Лера могла бы спросить адрес Сани у Ниночки, но делать этого не стала – с чего бы вдруг ей бросаться домой к лаборанту? Можно же кого-нибудь послать, если так приспичило. Взяла адрес в отделе кадров.
Такси поймала почти сразу. Нет, все-таки идиот, полный идиот. А почему установка в полном порядке? Весь день сегодня гоняли – хоть бы что.
Дверь открыла маленькая заморенная женщина со строгими глазами и вьющимися, как у Сани, каштановыми волосами.
– Простите, здесь живет Александр Добряк?
– Что еще? – воскликнула женщина. – Что еще случилось?
– Ничего. – Лера старалась унять дрожь сердца. – Он дома?
– Сани нет.
Голос женщины был трагичен.
– Как так нет?..
Нужно было куда-нибудь сесть, не падать же в обморок на лестнице… Но женщина стояла, загораживая дверь, и не собиралась впускать Леру в квартиру.
Лера попыталась сглотнуть комок в горле.
– Как это случилось? – спросила она.
– Он позавчера пришел с работы… – начала женщина, и тут снизу послышалось сдавленное:
– Ах!
Лера быстро обернулась.
Саня, вернее, некто, одетый как Саня и ростом схожий с Саней, пытался, прикрывая руками лицо, извернуться и скрыться с глаз.
– Добряк! – воскликнула Лера. – Иди сюда.

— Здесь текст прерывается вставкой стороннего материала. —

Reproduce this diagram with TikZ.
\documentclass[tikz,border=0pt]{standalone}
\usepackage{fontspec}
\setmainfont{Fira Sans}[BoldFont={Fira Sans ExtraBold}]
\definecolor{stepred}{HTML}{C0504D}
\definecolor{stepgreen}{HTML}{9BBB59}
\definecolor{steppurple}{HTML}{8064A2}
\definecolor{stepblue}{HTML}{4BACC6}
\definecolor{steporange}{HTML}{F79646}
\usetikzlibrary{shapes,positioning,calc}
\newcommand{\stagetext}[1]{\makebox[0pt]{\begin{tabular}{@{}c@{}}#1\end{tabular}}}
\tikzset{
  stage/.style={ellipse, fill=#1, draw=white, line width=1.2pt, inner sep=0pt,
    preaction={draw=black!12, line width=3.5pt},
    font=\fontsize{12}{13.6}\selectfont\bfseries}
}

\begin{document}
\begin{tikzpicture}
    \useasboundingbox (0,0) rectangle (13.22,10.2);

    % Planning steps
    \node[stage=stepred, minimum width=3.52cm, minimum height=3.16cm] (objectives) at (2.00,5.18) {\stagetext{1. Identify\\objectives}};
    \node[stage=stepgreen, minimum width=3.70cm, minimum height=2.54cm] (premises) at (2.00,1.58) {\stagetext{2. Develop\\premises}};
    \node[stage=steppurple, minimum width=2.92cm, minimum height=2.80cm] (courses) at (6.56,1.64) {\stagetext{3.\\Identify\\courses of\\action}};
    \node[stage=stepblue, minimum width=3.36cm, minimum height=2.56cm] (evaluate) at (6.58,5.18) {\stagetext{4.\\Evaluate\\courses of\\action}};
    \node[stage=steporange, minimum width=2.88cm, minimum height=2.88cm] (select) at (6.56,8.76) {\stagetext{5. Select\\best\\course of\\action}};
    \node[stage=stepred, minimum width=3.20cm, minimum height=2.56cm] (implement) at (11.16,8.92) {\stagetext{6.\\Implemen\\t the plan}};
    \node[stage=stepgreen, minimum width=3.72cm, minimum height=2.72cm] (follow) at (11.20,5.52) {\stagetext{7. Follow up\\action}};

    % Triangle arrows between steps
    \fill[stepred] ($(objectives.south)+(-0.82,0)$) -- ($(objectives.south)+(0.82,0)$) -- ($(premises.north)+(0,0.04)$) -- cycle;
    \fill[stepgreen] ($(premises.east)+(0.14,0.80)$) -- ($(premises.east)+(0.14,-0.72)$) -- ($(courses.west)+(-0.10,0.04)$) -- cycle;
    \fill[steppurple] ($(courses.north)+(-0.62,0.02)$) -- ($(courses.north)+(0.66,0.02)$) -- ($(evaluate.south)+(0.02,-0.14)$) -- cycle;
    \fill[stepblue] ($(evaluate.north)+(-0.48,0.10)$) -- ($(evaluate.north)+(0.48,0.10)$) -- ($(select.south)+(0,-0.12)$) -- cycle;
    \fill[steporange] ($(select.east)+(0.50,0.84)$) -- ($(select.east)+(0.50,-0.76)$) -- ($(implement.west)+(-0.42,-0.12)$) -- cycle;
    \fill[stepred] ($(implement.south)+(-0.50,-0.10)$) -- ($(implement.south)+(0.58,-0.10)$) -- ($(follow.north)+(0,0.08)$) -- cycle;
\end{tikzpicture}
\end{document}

Нет, это был не Добряк. Это было жалкое подобие Добряка. Потому что все краски тела, вся его мощь сконцентрировалась в малиновой, раздувшейся впятеро щеке. Глаз закрылся, рот был перекошен в односторонней ухмылке. Это был фантастический, невероятный флюс.

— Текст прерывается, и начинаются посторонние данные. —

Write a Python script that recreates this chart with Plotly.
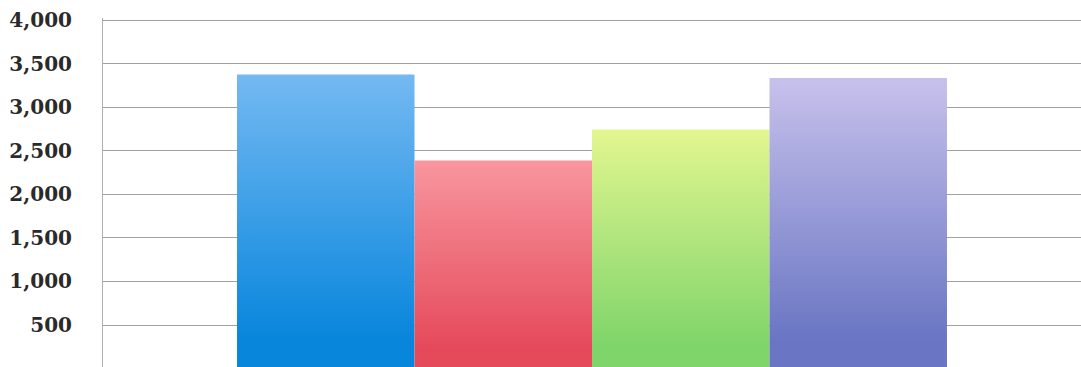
import plotly.graph_objects as go

# Four series, one bar each, drawn side by side with vertical colour gradients
series = ["Series 1", "Series 2", "Series 3", "Series 4"]
values = [3375, 2390, 2745, 3335]
top_colors = ["#74B9F2", "#F8969F", "#E3F690", "#C7C1EC"]
bottom_colors = ["#0886DC", "#E54A5B", "#80D56A", "#6A76C3"]

y_ticks = [500, 1000, 1500, 2000, 2500, 3000, 3500, 4000]
y_tick_text = [f"{t:,}" for t in y_ticks]

bar_width = 1.0

fig = go.Figure()
for i, (name, v, ct, cb) in enumerate(zip(series, values, top_colors, bottom_colors)):
    fig.add_trace(go.Scatter(
        x=[i - bar_width / 2, i + bar_width / 2],
        y=[v, v],
        mode="lines",
        line=dict(width=0, color=cb),
        fill="tozeroy",
        fillgradient=dict(
            type="vertical",
            colorscale=[[0, cb], [0.1, cb], [1, ct]],
        ),
        name=name,
        hoverinfo="name+y",
    ))

fig.update_layout(
    width=1081,
    height=367,
    margin=dict(l=103, r=0, t=18, b=0),
    paper_bgcolor="white",
    plot_bgcolor="white",
    showlegend=False,
    xaxis=dict(
        range=[-1.255, 4.255],
        visible=False,
        fixedrange=True,
    ),
    yaxis=dict(
        range=[18, 4025],
        tickvals=y_ticks,
        ticktext=y_tick_text,
        showgrid=True,
        gridcolor="#a0a0a0",
        gridwidth=1,
        showline=True,
        linecolor="#b0b0b0",
        linewidth=1,
        zeroline=False,
        ticks="",
        ticklabelstandoff=26,
        tickfont=dict(family="DejaVu Serif", size=20, color="#2a2a2a", weight="bold"),
        fixedrange=True,
    ),
)

fig.write_html("out.html")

– Я от врача, – прошепелявил Саня. – Они его вырвали. Завтра пройдет. Честное слово, пройдет. Я думал, обойдется…
– Почему ты не попросил мать позвонить на работу?
– Я только что звонил. По дороге от врача позвонил. Ну буквально десять минут назад.
– А вчера?
– Вчера я думал…
– Добряк, – сказала Лера, – от флюса не умирают.
– Как сказать, – прошипел Саня. – В истории зафиксированы такие случаи.
– Ты думал, что обречен?
– Да. И не было смысла звонить на работу, чтобы приглашать друзей на предстоящие похороны… – Он постарался улыбнуться, но, видно, тут ему стало больно, и крупная слеза потекла по малиновой щеке. Женщина в дверях тоже заплакала.